- _Given records_
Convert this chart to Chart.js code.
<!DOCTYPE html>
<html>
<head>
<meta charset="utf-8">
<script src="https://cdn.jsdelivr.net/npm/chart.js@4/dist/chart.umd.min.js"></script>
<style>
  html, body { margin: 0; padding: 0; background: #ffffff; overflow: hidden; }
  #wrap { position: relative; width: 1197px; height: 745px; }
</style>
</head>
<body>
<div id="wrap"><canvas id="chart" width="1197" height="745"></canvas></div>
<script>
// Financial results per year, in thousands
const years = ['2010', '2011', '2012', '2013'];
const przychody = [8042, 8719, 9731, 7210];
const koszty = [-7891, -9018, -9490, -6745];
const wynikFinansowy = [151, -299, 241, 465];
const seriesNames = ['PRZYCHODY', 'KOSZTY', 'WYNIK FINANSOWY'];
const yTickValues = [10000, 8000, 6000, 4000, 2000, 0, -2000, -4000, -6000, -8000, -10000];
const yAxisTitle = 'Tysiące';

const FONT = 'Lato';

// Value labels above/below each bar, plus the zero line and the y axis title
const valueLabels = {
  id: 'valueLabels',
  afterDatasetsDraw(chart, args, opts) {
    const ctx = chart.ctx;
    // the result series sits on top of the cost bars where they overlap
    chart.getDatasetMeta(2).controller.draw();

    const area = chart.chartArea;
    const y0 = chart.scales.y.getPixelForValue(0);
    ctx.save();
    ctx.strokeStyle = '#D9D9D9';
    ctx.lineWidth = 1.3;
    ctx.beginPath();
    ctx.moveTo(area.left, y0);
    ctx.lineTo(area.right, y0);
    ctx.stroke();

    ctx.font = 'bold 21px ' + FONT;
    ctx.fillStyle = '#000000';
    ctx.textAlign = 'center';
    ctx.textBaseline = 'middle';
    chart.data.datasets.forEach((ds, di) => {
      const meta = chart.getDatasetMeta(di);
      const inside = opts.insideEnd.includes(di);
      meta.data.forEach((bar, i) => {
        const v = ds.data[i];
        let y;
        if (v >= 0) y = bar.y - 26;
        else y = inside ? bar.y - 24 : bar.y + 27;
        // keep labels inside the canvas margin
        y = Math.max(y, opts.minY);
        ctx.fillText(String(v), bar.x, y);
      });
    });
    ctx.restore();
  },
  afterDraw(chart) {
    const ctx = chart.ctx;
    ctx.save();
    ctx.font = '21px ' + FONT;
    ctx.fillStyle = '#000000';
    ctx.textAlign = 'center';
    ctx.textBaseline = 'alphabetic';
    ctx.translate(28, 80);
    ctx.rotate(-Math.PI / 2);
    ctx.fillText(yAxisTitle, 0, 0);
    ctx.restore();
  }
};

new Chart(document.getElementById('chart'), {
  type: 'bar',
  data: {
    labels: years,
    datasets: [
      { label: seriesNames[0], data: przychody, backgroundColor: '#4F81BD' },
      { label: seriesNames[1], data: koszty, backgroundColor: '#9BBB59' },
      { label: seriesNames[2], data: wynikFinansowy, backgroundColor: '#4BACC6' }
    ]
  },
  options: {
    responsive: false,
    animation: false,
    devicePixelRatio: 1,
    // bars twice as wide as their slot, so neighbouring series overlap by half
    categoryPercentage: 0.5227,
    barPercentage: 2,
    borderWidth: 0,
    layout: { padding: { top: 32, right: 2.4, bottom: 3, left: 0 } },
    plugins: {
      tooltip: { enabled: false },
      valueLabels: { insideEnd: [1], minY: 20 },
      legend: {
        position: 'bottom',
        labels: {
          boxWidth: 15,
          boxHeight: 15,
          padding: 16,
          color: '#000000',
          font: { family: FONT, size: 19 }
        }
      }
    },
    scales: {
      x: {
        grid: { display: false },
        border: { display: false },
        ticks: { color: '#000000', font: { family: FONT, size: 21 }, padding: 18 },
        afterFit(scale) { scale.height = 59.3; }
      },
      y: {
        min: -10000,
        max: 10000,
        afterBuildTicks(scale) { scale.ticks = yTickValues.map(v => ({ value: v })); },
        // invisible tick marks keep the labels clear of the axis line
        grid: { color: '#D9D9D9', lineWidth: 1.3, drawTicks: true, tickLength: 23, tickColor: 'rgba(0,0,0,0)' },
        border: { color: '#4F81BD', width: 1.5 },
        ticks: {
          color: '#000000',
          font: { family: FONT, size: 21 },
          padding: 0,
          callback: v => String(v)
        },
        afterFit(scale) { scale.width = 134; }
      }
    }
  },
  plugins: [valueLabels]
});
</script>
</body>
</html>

==

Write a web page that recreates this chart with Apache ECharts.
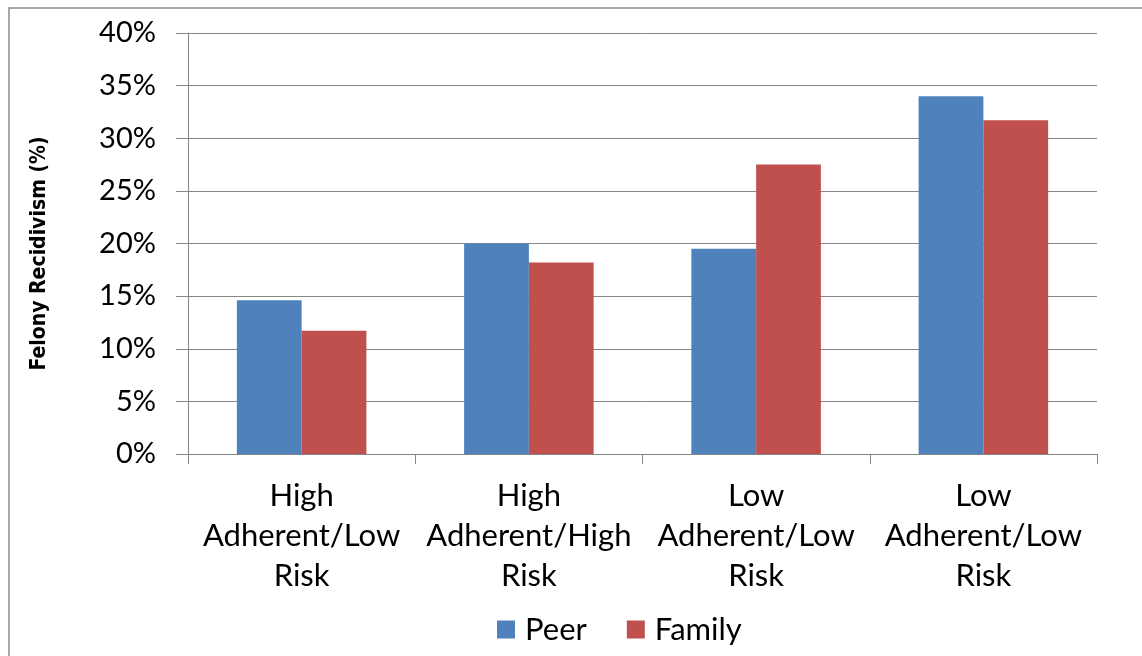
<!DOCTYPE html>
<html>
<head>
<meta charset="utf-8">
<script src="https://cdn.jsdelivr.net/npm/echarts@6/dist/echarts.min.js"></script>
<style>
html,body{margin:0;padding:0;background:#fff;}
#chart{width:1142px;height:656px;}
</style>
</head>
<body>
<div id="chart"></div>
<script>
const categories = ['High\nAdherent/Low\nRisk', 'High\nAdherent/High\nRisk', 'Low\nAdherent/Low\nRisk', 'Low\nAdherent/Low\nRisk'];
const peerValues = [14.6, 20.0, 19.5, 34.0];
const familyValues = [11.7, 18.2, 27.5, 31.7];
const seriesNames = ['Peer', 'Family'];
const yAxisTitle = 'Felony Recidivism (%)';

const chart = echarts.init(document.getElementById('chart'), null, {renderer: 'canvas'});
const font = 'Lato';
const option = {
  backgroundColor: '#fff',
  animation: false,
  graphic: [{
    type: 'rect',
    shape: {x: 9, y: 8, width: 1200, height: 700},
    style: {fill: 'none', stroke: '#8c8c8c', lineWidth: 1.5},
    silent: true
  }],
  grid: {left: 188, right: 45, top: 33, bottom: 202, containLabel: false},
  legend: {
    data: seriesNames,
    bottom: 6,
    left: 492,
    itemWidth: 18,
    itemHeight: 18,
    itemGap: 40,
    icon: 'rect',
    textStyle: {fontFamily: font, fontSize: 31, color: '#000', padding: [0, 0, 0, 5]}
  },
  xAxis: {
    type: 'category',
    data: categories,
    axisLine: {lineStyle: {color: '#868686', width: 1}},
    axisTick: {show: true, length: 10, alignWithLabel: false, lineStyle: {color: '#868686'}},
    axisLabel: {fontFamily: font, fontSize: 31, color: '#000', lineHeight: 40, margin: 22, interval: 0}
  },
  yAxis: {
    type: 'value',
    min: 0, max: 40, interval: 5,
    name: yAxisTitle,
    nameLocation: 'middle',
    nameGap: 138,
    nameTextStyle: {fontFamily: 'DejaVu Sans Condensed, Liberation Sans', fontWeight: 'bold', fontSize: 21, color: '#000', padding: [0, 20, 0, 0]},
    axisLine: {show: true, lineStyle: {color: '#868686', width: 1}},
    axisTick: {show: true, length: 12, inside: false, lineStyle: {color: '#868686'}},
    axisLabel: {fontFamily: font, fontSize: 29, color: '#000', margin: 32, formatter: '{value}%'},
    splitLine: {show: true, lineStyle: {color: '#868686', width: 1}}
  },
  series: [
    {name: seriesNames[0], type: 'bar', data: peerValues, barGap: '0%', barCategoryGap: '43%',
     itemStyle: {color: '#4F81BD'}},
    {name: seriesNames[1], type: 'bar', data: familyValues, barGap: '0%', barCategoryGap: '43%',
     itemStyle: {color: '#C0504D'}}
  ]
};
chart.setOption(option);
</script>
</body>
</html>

- _What the task requires_
Using the data above, print only the lines starting at the one with "Write a web" and ending at the one with "const yAxisTitle = 'Felony Recidivism (%)';", exactly as they stand, minus the pictures.

- _Exercise response_
Write a web page that recreates this chart with Apache ECharts.
<!DOCTYPE html>
<html>
<head>
<meta charset="utf-8">
<script src="https://cdn.jsdelivr.net/npm/echarts@6/dist/echarts.min.js"></script>
<style>
html,body{margin:0;padding:0;background:#fff;}
#chart{width:1142px;height:656px;}
</style>
</head>
<body>
<div id="chart"></div>
<script>
const categories = ['High\nAdherent/Low\nRisk', 'High\nAdherent/High\nRisk', 'Low\nAdherent/Low\nRisk', 'Low\nAdherent/Low\nRisk'];
const peerValues = [14.6, 20.0, 19.5, 34.0];
const familyValues = [11.7, 18.2, 27.5, 31.7];
const seriesNames = ['Peer', 'Family'];
const yAxisTitle = 'Felony Recidivism (%)';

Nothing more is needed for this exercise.